Charts and diagrams as code
[Start]

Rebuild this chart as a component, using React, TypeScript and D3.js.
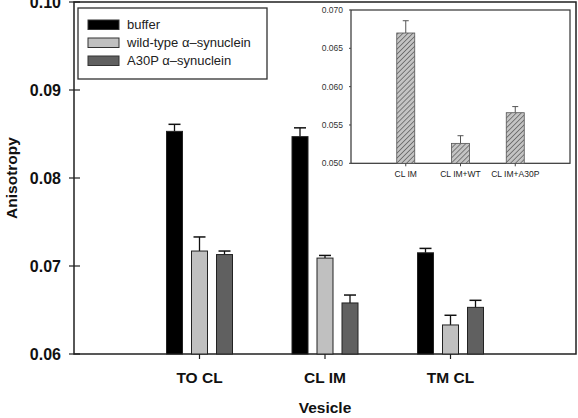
import React from 'react';
import * as d3 from 'd3';

const categories = ['TO CL', 'CL IM', 'TM CL'];
const seriesNames = ['buffer', 'wild-type α–synuclein', 'A30P α–synuclein'];
const bufferValues = [0.0853, 0.0847, 0.0715];
const bufferErrors = [0.0008, 0.001, 0.0005];
const wildTypeValues = [0.0717, 0.0709, 0.0633];
const wildTypeErrors = [0.0016, 0.0003, 0.0011];
const a30pValues = [0.0713, 0.0658, 0.0653];
const a30pErrors = [0.0004, 0.0009, 0.0008];
const yTicks = [0.06, 0.07, 0.08, 0.09, 0.1];

const insetCategories = ['CL IM', 'CL IM+WT', 'CL IM+A30P'];
const insetValues = [0.067, 0.0526, 0.0566];
const insetErrors = [0.0016, 0.001, 0.0008];
const insetTicks = [0.05, 0.055, 0.06, 0.065, 0.07];

const seriesColors = ['#000000', '#c0c0c0', '#606060'];
const font = '"Liberation Sans", Arial, sans-serif';

export default function App() {
  const width = 578;
  const height = 418;

  // main plot
  const x = d3.scaleLinear().domain([0, 4]).range([74, 576]);
  const y = d3.scaleLinear().domain([0.06, 0.1]).range([354, 2]);
  const offset = d3.scaleBand<string>().domain(seriesNames).range([-37.5, 37.5]);
  const barW = 16;
  const series = [
    { values: bufferValues, errors: bufferErrors },
    { values: wildTypeValues, errors: wildTypeErrors },
    { values: a30pValues, errors: a30pErrors },
  ];

  // inset
  const ix = d3.scaleLinear().domain([0, 4]).range([351, 570]);
  const iy = d3.scaleLinear().domain([0.05, 0.07]).range([163.3, 10]);
  const iBarW = 18;

  const fmtMain = d3.format('.2f');
  const fmtInset = d3.format('.3f');

  return (
    <svg
      width={width}
      height={height}
      style={{ position: 'absolute', left: 0, top: 0, background: '#fff' }}
      fontFamily={font}
    >
      <defs>
        <pattern id="hatch" width="3.5" height="3.5" patternUnits="userSpaceOnUse" patternTransform="rotate(45)">
          <rect width="3.5" height="3.5" fill="#c4c4c4" />
          <line x1="0" y1="0" x2="0" y2="3.5" stroke="#5e5e5e" strokeWidth="1.5" />
        </pattern>
      </defs>

      {/* frame */}
      <rect x={x(0)} y={y(0.1)} width={x(4) - x(0)} height={y(0.06) - y(0.1)} fill="none" stroke="#202020" strokeWidth={1.5} />

      {/* y axis ticks */}
      {yTicks.map(t => (
        <g key={t}>
          <line x1={x(0) - 5} x2={x(0) + 6} y1={y(t)} y2={y(t)} stroke="#202020" strokeWidth={1.2} />
          <text x={61} y={y(t)} dy="0.36em" textAnchor="end" fontSize={16} fontWeight="bold" fill="#111">
            {fmtMain(t)}
          </text>
        </g>
      ))}

      {/* category ticks & labels */}
      {categories.map((c, i) => (
        <g key={c}>
          <line x1={x(i + 1)} x2={x(i + 1)} y1={y(0.06)} y2={y(0.06) + 5} stroke="#202020" strokeWidth={1.2} />
          <text x={x(i + 1)} y={383} textAnchor="middle" fontSize={15.5} fontWeight="bold" fill="#111">
            {c}
          </text>
        </g>
      ))}

      {/* bars */}
      {series.map((s, si) =>
        categories.map((c, i) => {
          const cx = x(i + 1) + offset(seriesNames[si])! + offset.bandwidth() / 2;
          const top = y(s.values[i]);
          const errTop = y(s.values[i] + s.errors[i]);
          return (
            <g key={`${si}-${c}`}>
              <line x1={cx} x2={cx} y1={top} y2={errTop} stroke="#111" strokeWidth={1.3} />
              <line x1={cx - 6} x2={cx + 6} y1={errTop} y2={errTop} stroke="#111" strokeWidth={1.5} />
              <rect
                x={cx - barW / 2}
                y={top}
                width={barW}
                height={y(0.06) - top}
                fill={seriesColors[si]}
                stroke="#222"
                strokeWidth={1}
              />
            </g>
          );
        })
      )}

      {/* axis titles */}
      <text
        transform={`translate(17,178) rotate(-90)`}
        textAnchor="middle"
        fontSize={15.5}
        fontWeight="bold"
        fill="#111"
      >
        Anisotropy
      </text>
      <text x={325} y={413} textAnchor="middle" fontSize={15.5} fontWeight="bold" fill="#111">
        Vesicle
      </text>

      {/* legend */}
      <rect x={78} y={8} width={189} height={71} fill="#fff" stroke="#303030" strokeWidth={1.3} />
      {seriesNames.map((n, i) => (
        <g key={n}>
          <rect x={88} y={20 + i * 18} width={31} height={9.5} fill={seriesColors[i]} stroke="#333" strokeWidth={1} />
          <text x={127} y={29 + i * 18} fontSize={13} fill="#222">
            {n}
          </text>
        </g>
      ))}

      {/* inset */}
      <rect x={ix(0)} y={iy(0.07)} width={ix(4) - ix(0)} height={iy(0.05) - iy(0.07)} fill="#fff" stroke="#333" strokeWidth={1.2} />
      {insetTicks.map(t => (
        <g key={t}>
          <line x1={ix(0) - 2} x2={ix(0)} y1={iy(t)} y2={iy(t)} stroke="#444" strokeWidth={1} />
          <text x={343} y={iy(t)} dy="0.35em" textAnchor="end" fontSize={8.5} fill="#333">
            {fmtInset(t)}
          </text>
        </g>
      ))}
      {insetCategories.map((c, i) => {
        const cx = ix(i + 1);
        const top = iy(insetValues[i]);
        const errTop = iy(insetValues[i] + insetErrors[i]);
        return (
          <g key={c}>
            <line x1={cx} x2={cx} y1={top} y2={errTop} stroke="#555" strokeWidth={1} />
            <line x1={cx - 3} x2={cx + 3} y1={errTop} y2={errTop} stroke="#555" strokeWidth={1} />
            <rect
              x={cx - iBarW / 2}
              y={top}
              width={iBarW}
              height={iy(0.05) - top}
              fill="url(#hatch)"
              stroke="#555"
              strokeWidth={0.8}
            />
            <line x1={cx} x2={cx} y1={iy(0.05)} y2={iy(0.05) + 3} stroke="#444" strokeWidth={1} />
            <text x={cx} y={176.5} textAnchor="middle" fontSize={8.5} fill="#222">
              {c}
            </text>
          </g>
        );
      })}
    </svg>
  );
}
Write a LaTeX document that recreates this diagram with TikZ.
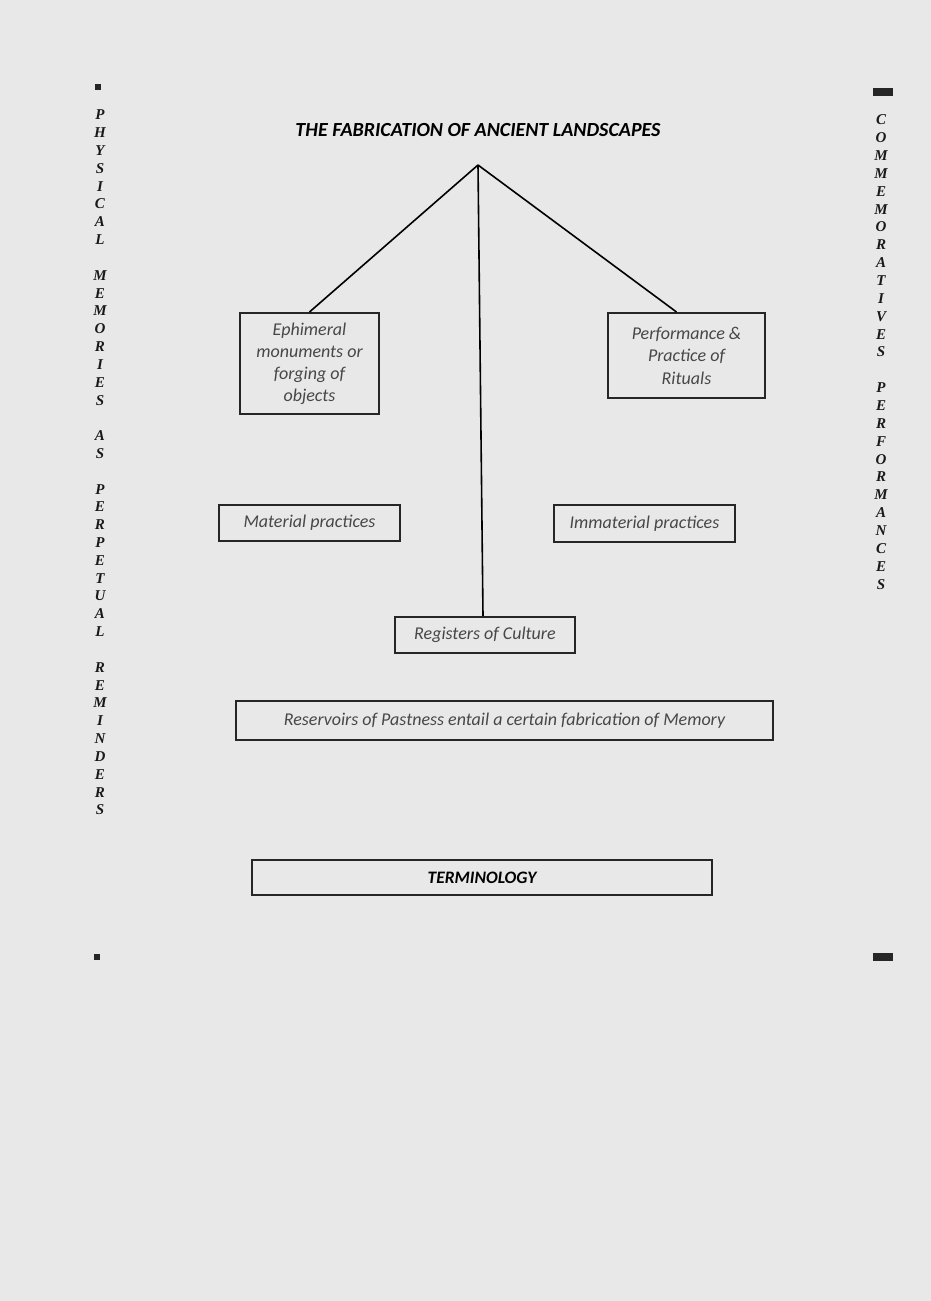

[End]

§ WORK REQUIRED
Copy, word for word, the entries above from the first line to the line that holds "const height = 418;". Drop the pictures.

§ RESULT FOR THIS EXERCISE
Rebuild this chart as a component, using React, TypeScript and D3.js.
import React from 'react';
import * as d3 from 'd3';

const categories = ['TO CL', 'CL IM', 'TM CL'];
const seriesNames = ['buffer', 'wild-type α–synuclein', 'A30P α–synuclein'];
const bufferValues = [0.0853, 0.0847, 0.0715];
const bufferErrors = [0.0008, 0.001, 0.0005];
const wildTypeValues = [0.0717, 0.0709, 0.0633];
const wildTypeErrors = [0.0016, 0.0003, 0.0011];
const a30pValues = [0.0713, 0.0658, 0.0653];
const a30pErrors = [0.0004, 0.0009, 0.0008];
const yTicks = [0.06, 0.07, 0.08, 0.09, 0.1];

const insetCategories = ['CL IM', 'CL IM+WT', 'CL IM+A30P'];
const insetValues = [0.067, 0.0526, 0.0566];
const insetErrors = [0.0016, 0.001, 0.0008];
const insetTicks = [0.05, 0.055, 0.06, 0.065, 0.07];

const seriesColors = ['#000000', '#c0c0c0', '#606060'];
const font = '"Liberation Sans", Arial, sans-serif';

export default function App() {
  const width = 578;
  const height = 418;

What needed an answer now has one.